My Life
Is about to get crazy! Three kids under three?! I've said all along that I felt like I could totally handle another baby. It's the pregnancy that was hard to "accept" and has been a hard one, BUT as this little one gets more and more "done" I'm beginning to realize how drastically my life is going to change. Some days I have panic attacks just thinking about it. Don't get me wrong! I can't wait to hold and snuggle this tiny little bundle! That sweet baby smell, and those tiny little sounds they make....I'm getting all excited just thinking about it, but the weight of adding another one to the mix when I've already got two that are still so needy gets a little heavy.
I was sitting on the couch watching the birdies in the front yard with the girls. I felt sick to my stomach and thought, "yuck. This feels like morning sickness...GASP....What if I'm pregnant?!?! Oh my word! What in the world would....Oh. I. AM. Pregnant. !!! EIGHT MONTHS pregnant!!" That was a scary moment. I told Jake about it later and his reaction was to shake his head and say, "Yeah, you shouldn't have told me that."
This summer has been so incredibly busy! I was hoping for that so that time would go by quickly and we do better on a routine. So we have park days and swim days planned out plus the other things that you do and get invited to during the summer. I can't believe I only have 5 weeks left!! If you think about it...I could have a baby in two weeks. :-0 Prolly won't, but I COULD.
I must complain about all my aches and pains quite often. I know I share when the baby has hiccups or moves. I'll grab Haddie's hand and let her feel. But lately when getting in to bed or doing something strenuous, Haddie will grab her belly and say, "Oh, ouch, *sigh* oh *groan*" Also she'll just be walking along and stop suddenly and excitedly say as she pulls up her shirt, "My baby just kicked!" She is pretty excited about meeting this little one.
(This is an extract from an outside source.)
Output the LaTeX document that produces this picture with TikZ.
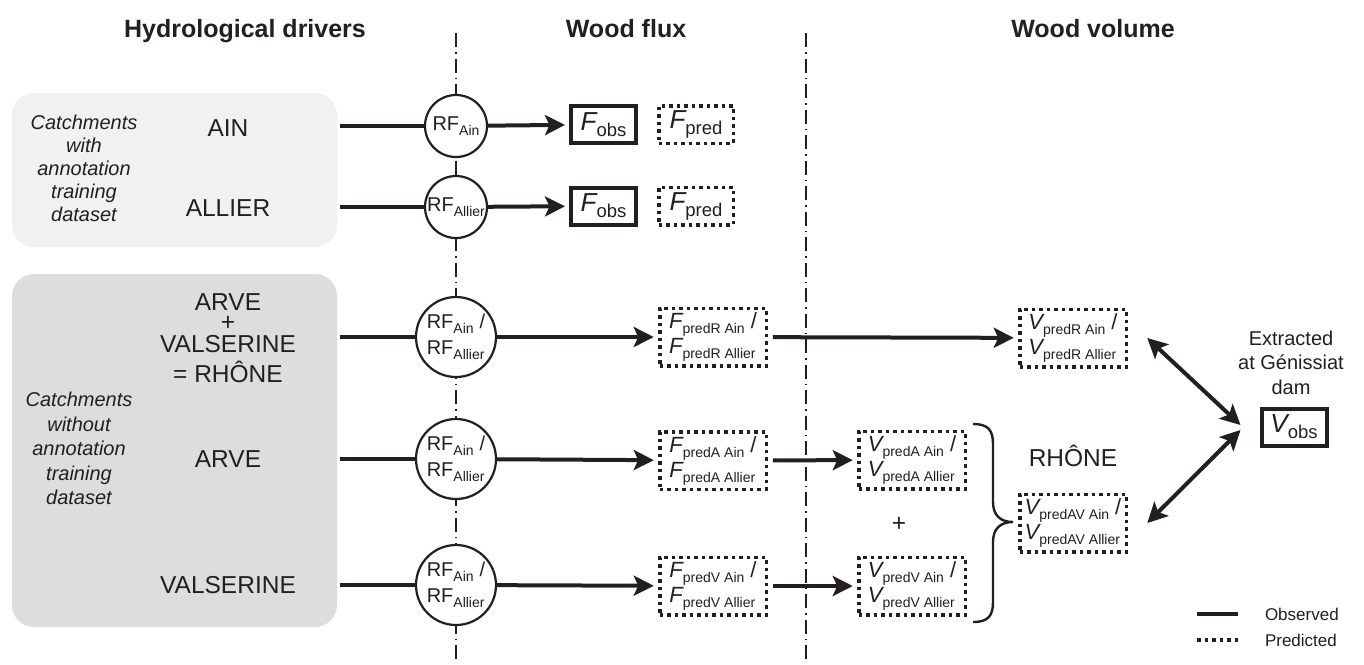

Jenna has no clue how much her world is about to change. She is such a sweet little thing that I think she'll handle it OK. She is getting so big! Not necessarily growing so big, just doing big girl things. She is so close to walking. I was hoping she would be steady on her feet by the time this one arrived, but it's not looking that way (I can feel a panic attack coming on now just thinking about it!) I do have to remind myself that I won't be pregnant AND carrying around two little ones. Believe it or not that does make a HUGE difference! She is now in 3-6 and 6-9 month clothes! I was getting so tired of her wardrobe options! She has got quite the appetite lately. As she eats I look at her tiny little body and wonder where she is putting it.
I'm so germ conscious it kills me to take Haddie to the bathroom in public places. I tell her as we're walking in, "don't touch ANYTHING." When I set her on the toilet I put her hands on her thighs and tell her not to touch the toilet. And of course I stand there dancing waiting for her to finish so I can go. As soon as I start to sit down she'll tell me, "Don't touch the toilet, Mommy! Don't touch ANYTHING!" She is doing so many cute things. At this age it's hard tho because to sit here and explain it to you it's not really that funny, but to witness it, it cracks you up.